Mario Tama via Getty Images

On Friday, the Bureau of Labor Statistics revealed that consumer price inflation in the United States has reached a rate of 6.8% — the largest year-over-year increase since June 1982, as well as the sixth straight month in which inflation remained above 5%.

Inflation is the erosion of a currency’s purchasing power over time. More dollars chasing fewer goods implies a diminished value for each dollar — resulting in pinched budgets for Americans who do not experience wage increases to match the rising price levels.

As summarized by CNBC, the following are some of the largest consumer price jumps between November 2020 and November 2021:

  • Gas — 58.1%
  • Used vehicles — 31.4%
  • Hotels — 25.5%
  • Meat, poultry, and fish — 13.1%
  • Furniture and bedding — 11.8%
  • New vehicles — 11.1%
  • Domestic services — 10.2%
  • Jewelry — 6.7%
  • Electricity — 6.5%
  • Food — 6.1%
  • Apparel — 5%
  • Milk — 4.6%
  • Fruits and vegetables — 4%

According to a recent Gallup poll, American families — especially less advantaged ones — are feeling pressure from the rising prices:

45% of American households report that recent price increases are causing their family some degree of financial hardship.

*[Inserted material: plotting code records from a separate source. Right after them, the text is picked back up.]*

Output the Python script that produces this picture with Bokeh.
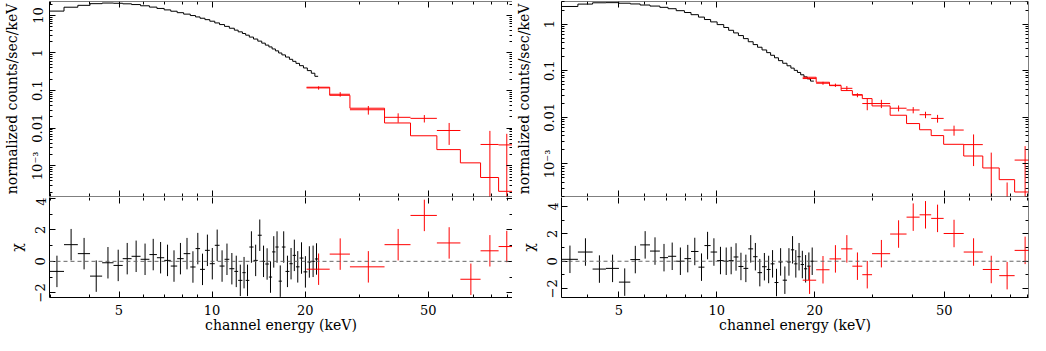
from bokeh.plotting import figure
from bokeh.layouts import row, column
from bokeh.models import FixedTicker, LogAxis, LinearAxis, Span, Range1d
from bokeh.embed import file_html
from bokeh.resources import INLINE

FONT = "DejaVu Serif"
BLACK = "#000000"
RED = "#ff0000"

# ---------------- left panel data ----------------
L_black_edges = [2.98, 3.32, 3.68, 4.03, 4.41, 4.80, 5.14, 5.49, 5.87, 6.27, 6.63, 7.00,
                 7.35, 7.71, 8.09, 8.50, 8.84, 9.14, 9.48, 9.83, 10.20, 10.57, 10.97, 11.37,
                 11.80, 12.14, 12.53, 12.84, 13.19, 13.61, 14.05, 14.47, 14.86, 15.26, 15.63,
                 16.02, 16.41, 16.81, 17.27, 17.78, 18.22, 18.67, 19.17, 19.74, 20.32, 20.93,
                 21.49, 22.02]
L_black_rate = [13.0, 16.5, 18.5, 20.5, 21.3, 21.0, 20.3, 19.4, 18.0, 16.6,
                15.3, 14.0, 12.9, 11.8, 10.8, 9.9, 9.1, 8.4, 7.7, 7.0,
                6.3, 5.7, 5.1, 4.55, 4.05, 3.65, 3.3, 2.98, 2.65, 2.35,
                2.07, 1.83, 1.62, 1.45, 1.28, 1.14, 1.0, 0.89, 0.78, 0.68,
                0.60, 0.53, 0.46, 0.40, 0.34, 0.29, 0.24]
L_black_chi = [-0.64, 1.06, 0.49, -0.94, -0.09, -0.26, 0.17, 0.32, 0.13, 0.43,
               0.23, 0.06, -0.3, 0.17, 0.49, -0.36, 0.81, -0.51, 0.7, -0.15,
               1.02, -0.3, 0.13, -0.47, -0.64, -1.21, -0.72, -1.21, 0.91, 0.06,
               1.66, 0.0, -0.17, -1.0, 0.6, 0.91, -1.26, 0.91, -0.64, -0.15,
               0.38, -0.35, 0.21, -0.67, -0.04, 0.0, 0.15]

L_red_edges = [20.2, 24.0, 27.9, 36.1, 43.8, 53.3, 63.5, 73.8, 84.4, 95.0]
L_red_model = [0.123, 0.075, 0.034, 0.0138, 0.0063, 0.0027, 0.0012, 0.00049, 0.00021]
L_red_rate = [0.118, 0.080, 0.031, 0.0195, 0.0183, 0.0087, -0.0074, 0.0037, 0.0036]
L_red_err = [0.012, 0.011, 0.008, 0.0054, 0.0041, 0.0051, 0.0075, 0.0048, 0.0035]
L_red_chi = [-0.5, 0.46, -0.35, 1.06, 2.92, 1.17, -1.14, 0.67, 0.94]

# ---------------- right panel data ----------------
R_black_edges = [3.33, 3.74, 4.15, 4.56, 5.00, 5.42, 5.81, 6.23, 6.68, 7.08, 7.50, 7.95,
                 8.33, 8.78, 9.16, 9.57, 10.02, 10.50, 10.87, 11.26, 11.65, 12.07, 12.49,
                 12.93, 13.34, 13.77, 14.23, 14.63, 15.04, 15.47, 15.94, 16.43, 16.89,
                 17.29, 17.69, 18.10, 18.53, 18.96, 19.41, 19.87]
R_black_rate = [2.4, 2.7, 2.88, 2.9, 2.82, 2.72, 2.58, 2.45, 2.3, 2.15,
                1.95, 1.78, 1.6, 1.42, 1.26, 1.12, 0.98, 0.85, 0.74, 0.65,
                0.57, 0.49, 0.42, 0.365, 0.32, 0.28, 0.245, 0.215, 0.19, 0.165,
                0.145, 0.128, 0.114, 0.102, 0.092, 0.082, 0.074, 0.067, 0.06]
R_black_chi = [0.14, 0.67, -0.57, -0.52, -1.52, 0.12, 1.19, 0.74, 0.26, 0.36,
               0.0, 0.19, 0.71, -0.43, 1.14, 0.67, 0.05, 0.0, 0.05, 0.31,
               -0.38, -0.52, 0.9, 0.33, -0.83, -0.4, -0.6, -0.19, -1.55, -0.05,
               -1.38, -0.05, 0.83, -0.19, 0.33, -0.24, -0.55, -0.36, 0.0]

R_red_edges = [18.36, 20.2, 22.2, 24.1, 26.1, 28.0, 30.0, 34.1, 38.3, 42.0, 45.6, 49.8,
               57.4, 65.7, 73.8, 82.3, 95.0]
R_red_model = [0.0726, 0.0567, 0.048, 0.0376, 0.0308, 0.0253, 0.0176, 0.0111, 0.00736,
               0.00542, 0.00406, 0.00264, 0.00148, 0.00082, 0.00046, 0.00025]
R_red_rate = [0.068, 0.054, 0.049, 0.042, 0.030, 0.0198, 0.0198, 0.0157, 0.0144,
              0.0114, 0.0095, 0.00534, 0.0026, -0.0005, -0.0013, 0.00121]
R_red_err = [0.003, 0.004, 0.004, 0.005, 0.003, 0.0056, 0.004, 0.0023, 0.0022,
             0.0018, 0.0018, 0.0013, 0.0017, 0.00225, 0.0017, 0.0012]
R_red_chi = [-1.38, -0.62, 0.17, 0.9, -0.36, -0.98, 0.55, 1.98, 3.21, 3.38, 3.12, 2.02,
             0.67, -0.6, -1.05, 0.79]

# axis ranges and ticks
L_xrange = (2.98, 93.6)
R_xrange = (3.33, 90.8)
L_yrange_top = (1.53e-4, 23.4)
R_yrange_top = (2.0e-4, 3.07)
L_yrange_res = (-2.3, 4.06)
R_yrange_res = (-2.64, 4.64)

X_MAJOR = [5, 10, 20, 50]
X_MINOR = [3, 4, 6, 7, 8, 9, 30, 40, 60, 70, 80, 90]
Y_MAJOR = [0.001, 0.01, 0.1, 1, 10]
Y_LABELS = {0.001: "10\u207b\u00b3", 0.01: "0.01", 0.1: "0.1", 1: "1", 10: "10"}
Y_MINOR = [k * 10.0 ** d for d in range(-4, 2) for k in range(2, 10)]
R_MAJOR = [-2, 0, 2, 4]
R_LABELS = {-2: "\u22122", 0: "0", 2: "2", 4: "4"}
R_MINOR = [-1, 1, 3]

UH = 197   # upper figure height (1 top + 195 frame + 1 bottom)
LH = 138   # lower figure height (frame + bottom labels)


def style(ax, ticks, minor, labels=None, line=True, fixed=None):
    ax.ticker = FixedTicker(ticks=ticks, minor_ticks=minor)
    ax.major_tick_in = 6
    ax.major_tick_out = 0
    ax.minor_tick_in = 3
    ax.minor_tick_out = 0
    ax.major_tick_line_color = BLACK
    ax.minor_tick_line_color = BLACK
    ax.axis_line_color = BLACK if line else None
    ax.major_label_text_font = FONT
    ax.major_label_text_color = BLACK
    ax.major_label_text_font_size = "13px"
    ax.major_label_text_line_height = 1.0
    ax.major_label_standoff = 4
    ax.axis_label_text_font = FONT
    ax.axis_label_text_font_size = "14px"
    ax.axis_label_text_font_style = "normal"
    ax.axis_label_text_color = BLACK
    ax.axis_label_text_line_height = 1.0
    if labels is not None:
        ax.major_label_overrides = labels
    else:
        ax.major_label_overrides = {t: "" for t in ticks}
    if fixed is not None:
        ax.fixed_location = fixed


def base(width, height, xr, yr, ytype, bl, br, bt, bb, xlabel=None, ylabel=None):
    kw = {}
    if xlabel:
        kw["x_axis_label"] = xlabel
    if ylabel:
        kw["y_axis_label"] = ylabel
    p = figure(width=width, height=height, x_axis_type="log", y_axis_type=ytype,
               x_range=xr, y_range=yr, output_backend="svg", toolbar_location=None,
               min_border_left=bl, min_border_right=br, min_border_top=bt,
               min_border_bottom=bb, **kw)
    p.grid.visible = False
    p.outline_line_color = None
    p.background_fill_color = "white"
    p.border_fill_color = "white"
    return p


def make_upper(xr, yr, width, bl, br):
    p = base(width, UH, xr, yr, "log", bl, br, 1, 1, ylabel="normalized counts/sec/keV")
    p.add_layout(LogAxis(), "above")
    p.add_layout(LogAxis(), "right")
    style(p.below[0], X_MAJOR, X_MINOR, fixed=yr.start)
    style(p.above[0], X_MAJOR, X_MINOR, fixed=yr.end)
    style(p.right[0], Y_MAJOR, Y_MINOR, fixed=xr.end)
    style(p.left[0], Y_MAJOR, Y_MINOR, labels=Y_LABELS)
    p.left[0].major_label_orientation = "parallel"
    p.left[0].axis_label_standoff = 8
    return p


def make_lower(xr, yr, width, bl, br):
    p = base(width, LH, xr, yr, "linear", bl, br, 0, 20,
             xlabel="channel energy (keV)", ylabel="\u03c7")
    p.add_layout(LogAxis(), "above")
    p.add_layout(LinearAxis(), "right")
    style(p.below[0], X_MAJOR, X_MINOR, labels={5: "5", 10: "10", 20: "20", 50: "50"})
    p.below[0].major_label_standoff = 7
    p.below[0].axis_label_standoff = -1
    style(p.above[0], X_MAJOR, X_MINOR, line=False, fixed=yr.end)
    style(p.right[0], R_MAJOR, R_MINOR, fixed=xr.end)
    style(p.left[0], R_MAJOR, R_MINOR, labels=R_LABELS)
    p.left[0].major_label_orientation = "parallel"
    p.left[0].axis_label_standoff = 8
    p.add_layout(Span(location=0, dimension="width", line_color="#666666",
                      line_dash="4 3", line_width=1))
    return p


def centers(edges):
    return [(a + b) / 2.0 for a, b in zip(edges[:-1], edges[1:])]


def step(p, edges, vals, color):
    p.step(x=list(edges), y=list(vals) + [vals[-1]], mode="after",
           line_color=color, line_width=1)


def data_crosses(p, edges, vals, errs, color):
    lo, hi, c = edges[:-1], edges[1:], centers(edges)
    keep = [i for i, v in enumerate(vals) if v > 0]
    p.segment(x0=[lo[i] for i in keep], x1=[hi[i] for i in keep],
              y0=[vals[i] for i in keep], y1=[vals[i] for i in keep],
              line_color=color, line_width=1)
    p.segment(x0=c, x1=c, y0=[max(v - e, 1e-9) for v, e in zip(vals, errs)],
              y1=[v + e for v, e in zip(vals, errs)], line_color=color, line_width=1)


def chi_crosses(p, edges, chis, color):
    lo, hi, c = edges[:-1], edges[1:], centers(edges)
    p.segment(x0=lo, x1=hi, y0=chis, y1=chis, line_color=color, line_width=1)
    p.segment(x0=c, x1=c, y0=[v - 1 for v in chis], y1=[v + 1 for v in chis],
              line_color=color, line_width=1)


# ---------------- left panel ----------------
Lx = Range1d(*L_xrange)
p1u = make_upper(Lx, Range1d(*L_yrange_top), 512, 46, 0)
step(p1u, L_black_edges, L_black_rate, BLACK)
step(p1u, L_red_edges, L_red_model, RED)
data_crosses(p1u, L_red_edges, L_red_rate, L_red_err, RED)

p1l = make_lower(Lx, Range1d(*L_yrange_res), 512, 46, 0)
chi_crosses(p1l, L_black_edges, L_black_chi, BLACK)
chi_crosses(p1l, L_red_edges, L_red_chi, RED)

# ---------------- right panel ----------------
Rx = Range1d(*R_xrange)
p2u = make_upper(Rx, Range1d(*R_yrange_top), 518, 48, 2)
step(p2u, R_black_edges, R_black_rate, BLACK)
step(p2u, R_red_edges, R_red_model, RED)
data_crosses(p2u, R_red_edges, R_red_rate, R_red_err, RED)

p2l = make_lower(Rx, Range1d(*R_yrange_res), 518, 48, 2)
chi_crosses(p2l, R_black_edges, R_black_chi, BLACK)
chi_crosses(p2l, R_red_edges, R_red_chi, RED)

layout = row(column(p1u, p1l, spacing=0), column(p2u, p2l, spacing=0), spacing=0)

open("out.html", "w").write(file_html(layout, INLINE))
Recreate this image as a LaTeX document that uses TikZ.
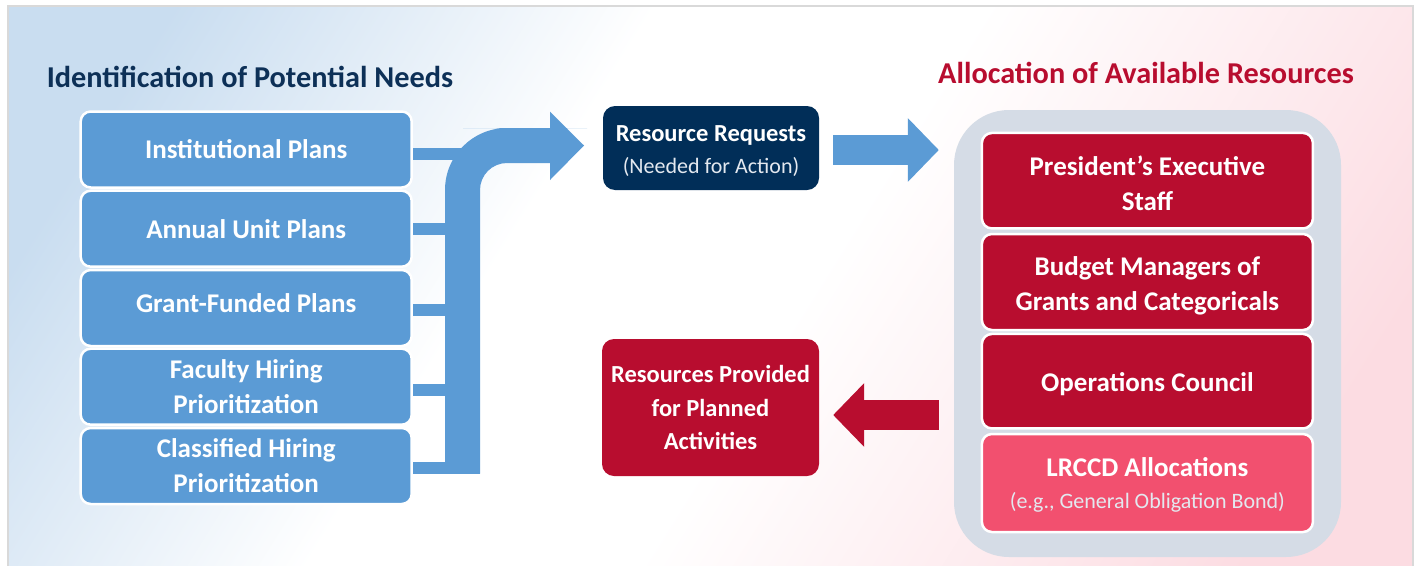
\documentclass[tikz,border=0pt]{standalone}
\usepackage{fontspec}
\setmainfont{Carlito}
\usetikzlibrary{arrows.meta}
\definecolor{boxblue}{HTML}{5B9BD5}
\definecolor{navybox}{HTML}{012E58}
\definecolor{titlenavy}{HTML}{0D3057}
\definecolor{redbox}{HTML}{B80D2F}
\definecolor{pinkbox}{HTML}{F2506F}
\definecolor{panelgray}{HTML}{D5DCE6}
\definecolor{framegray}{HTML}{D9D9D9}
\definecolor{bgblue}{HTML}{C9DDF0}
\definecolor{bgpink}{HTML}{FCDCE2}
\definecolor{subtext}{HTML}{E3E8EF}
\pgfdeclarehorizontalshading{bgshade}{100bp}{color(0bp)=(bgblue); color(22bp)=(bgblue);
  color(41bp)=(white); color(54bp)=(white); color(78bp)=(bgpink); color(100bp)=(bgpink)}
\begin{document}
\begin{tikzpicture}[x=1pt,y=-1pt,
  sidebox/.style={draw=white, line width=2.5pt, rounded corners=10pt, minimum width=331pt,
    inner sep=0pt, text=white, align=center, font=\bfseries\fontsize{27}{35}\selectfont},
  bluebox/.style={sidebox, fill=boxblue},
  redstack/.style={sidebox, fill=redbox},
  boxtext/.style={inner sep=0pt, text=white, align=center, font=\bfseries\fontsize{27}{35}\selectfont},
  midbox/.style={rounded corners=12pt, minimum width=216pt, inner sep=0pt, text=white,
    align=center, font=\bfseries\fontsize{24.5}{33.5}\selectfont},
  bar/.style={draw=boxblue, line width=12pt},
  fatarrow/.style={line width=30pt, -{Triangle[length=31pt,width=62pt]}},
  titletext/.style={anchor=base, font=\bfseries\fontsize{30.3}{36}\selectfont}
]
\useasboundingbox (0,0) rectangle (1418,565);
% background
\shade[shading=bgshade, shading angle=-32] (8,6) rectangle (1413,565);
\draw[framegray, line width=1.5pt] (8,570) -- (8,6) -- (1413,6) -- (1413,570);

% titles
\node[titletext, text=titlenavy] (t1) at (250,87) {Identification of Potential Needs};
\node[titletext, text=redbox] (t2) at (1146,83) {Allocation of Available Resources};

% left boxes (positions)
\path
  (246.2,149.5) coordinate (c1)
  (246.2,228.7) coordinate (c2)
  (246.2,308.0) coordinate (c3)
  (246.2,386.7) coordinate (c4)
  (246.2,466.0) coordinate (c5);

% bars
\draw[bar] (411,153.5) -- (478,153.5);
\draw[bar] (411,229) -- (478,229);
\draw[bar] (411,310) -- (478,310);
\draw[bar] (411,390) -- (478,390);
\draw[bar] (411,467.5) -- (480,467.5);

% bent arrow
\fill[boxblue] (445,473.5) [rounded corners=62pt] -- (445,128) -- (525,128) [sharp corners]
  -- (550,128) -- (550,111.7) -- (584,145.5) -- (550,180) -- (550,163) -- (525,163)
  [rounded corners=27pt] -- (480,163) -- (480,300) [sharp corners] -- (480,473.5) -- cycle;

\node[bluebox, minimum height=76pt] (ip) at (c1) {Institutional Plans};
\node[bluebox, minimum height=76pt] (aup) at (c2) {Annual Unit Plans};
\node[bluebox, minimum height=76pt] (gfp) at (c3) {\raisebox{9pt}{Grant-Funded Plans}};
\node[bluebox, minimum height=76pt] (fhp) at (c4) {Faculty Hiring\\Prioritization};
\node[bluebox, minimum height=76pt] (chp) at (c5) {Classified Hiring\\Prioritization};

% center boxes
\node[midbox, fill=navybox, minimum height=84pt] (rr) at (711,148) {};
\node[midbox] (rrt) at ([yshift=-3pt]rr.center)
  {Resource Requests\\[-1.5pt]{\mdseries\color{subtext}\fontsize{22}{32}\selectfont (Needed for Action)}};
\node[midbox, fill=redbox, minimum height=137pt, minimum width=217pt] (rp) at (710.5,407.5)
  {Resources Provided\\for Planned\\Activities};

% right panel
\node[fill=panelgray, rounded corners=55pt, minimum width=387pt, minimum height=447pt,
  inner sep=0pt] (panel) at (1147.5,333.5) {};
\node[redstack, minimum height=95.5pt] (pes) at (1147.4,180.7) {};
\node[redstack, minimum height=96pt] (bm) at (1147.4,282) {};
\node[redstack, minimum height=94.5pt] (oc) at (1147.4,381.2) {};
\node[sidebox, fill=pinkbox, minimum height=98pt] (lr) at (1147.4,483) {};
\node[boxtext] (pest) at ([yshift=-2.5pt]pes.center) {President’s Executive\\Staff};
\node[boxtext] (bmt) at ([yshift=-3.5pt]bm.center) {Budget Managers of\\Grants and Categoricals};
\node[boxtext] (oct) at ([yshift=-3pt]oc.center) {Operations Council};
\node[boxtext] (lrt) at ([yshift=-2pt]lr.center)
  {LRCCD Allocations\\[-3pt]{\mdseries\color{subtext}\fontsize{22}{33}\selectfont (e.g., General Obligation Bond)}};

% arrows
\draw[fatarrow, boxblue] ([xshift=14pt]rr.east |- 0,150) -- ([xshift=-15pt]panel.west |- 0,150);
\draw[fatarrow, redbox] ([xshift=-15pt]panel.west |- 0,415) -- ([xshift=14pt]rp.east |- 0,415);
\end{tikzpicture}
\end{document}
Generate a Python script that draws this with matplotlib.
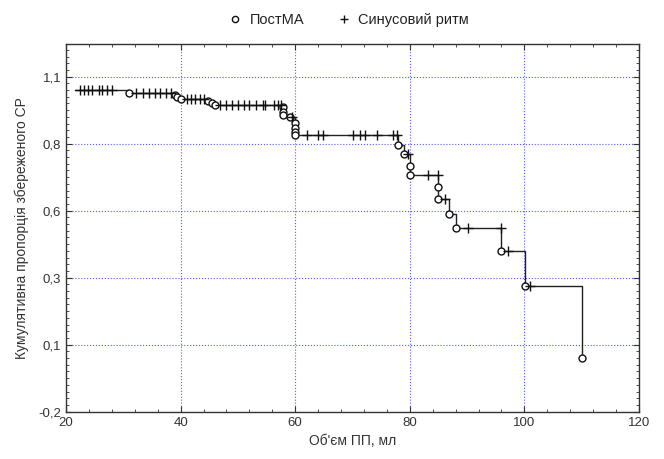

Ten percent describe it as severe hardship affecting their standard of living, while another 35% say the hardship is moderate…

Lower-income households are most likely to have experienced financial hardship due to price increases. Seventy-one percent of those living in households making less than $40,000 a year say that recent price hikes have caused their family financial hardship. That compares with 47% of those in middle-income households and 29% in upper-income households.

The effect of inflation is more pronounced upon poorer households because they tend to have more of their wealth saved in the form of dollars — whether in cash, checking accounts, or savings accounts — than wealthier families, which are more likely to hold retirement accounts, property, or other assets that accrue interest or increase in value over time. 

Indeed, low-income earners typically spend a greater percentage of their wages on food, fuel, and other basic necessities — the same items that are becoming less affordable due to inflation.

American economic officials have grown accustomed to the reality of persistently high prices.

“I am ready to retire the word transitory,” Treasury Secretary Janet Yellen said at a recent event sponsored by Reuters. “I can agree that that hasn’t been an apt description of what we are dealing with.”

“What we don’t want to have develop is a wage-price spiral, in which inflation becomes its own self-reinforcing kind of phenomenon that would become chronic in the U.S. economy — something endemic,” Yellen added while endorsing the Federal Reserve’s decision to begin tapering its aggressive monetary stimulus.

Federal Reserve Chair Jerome Powell told members of the Senate Banking Committee that policymakers should scrap the term “transitory.”

“I think the word transitory has different meanings to different people,” Powell explained. “To many, it carries a time, a sense of short-lived. We tend to use it to mean that it won’t leave a permanent mark in the form of higher inflation. I think it’s probably a good time to retire that word and try to explain more clearly what we mean.”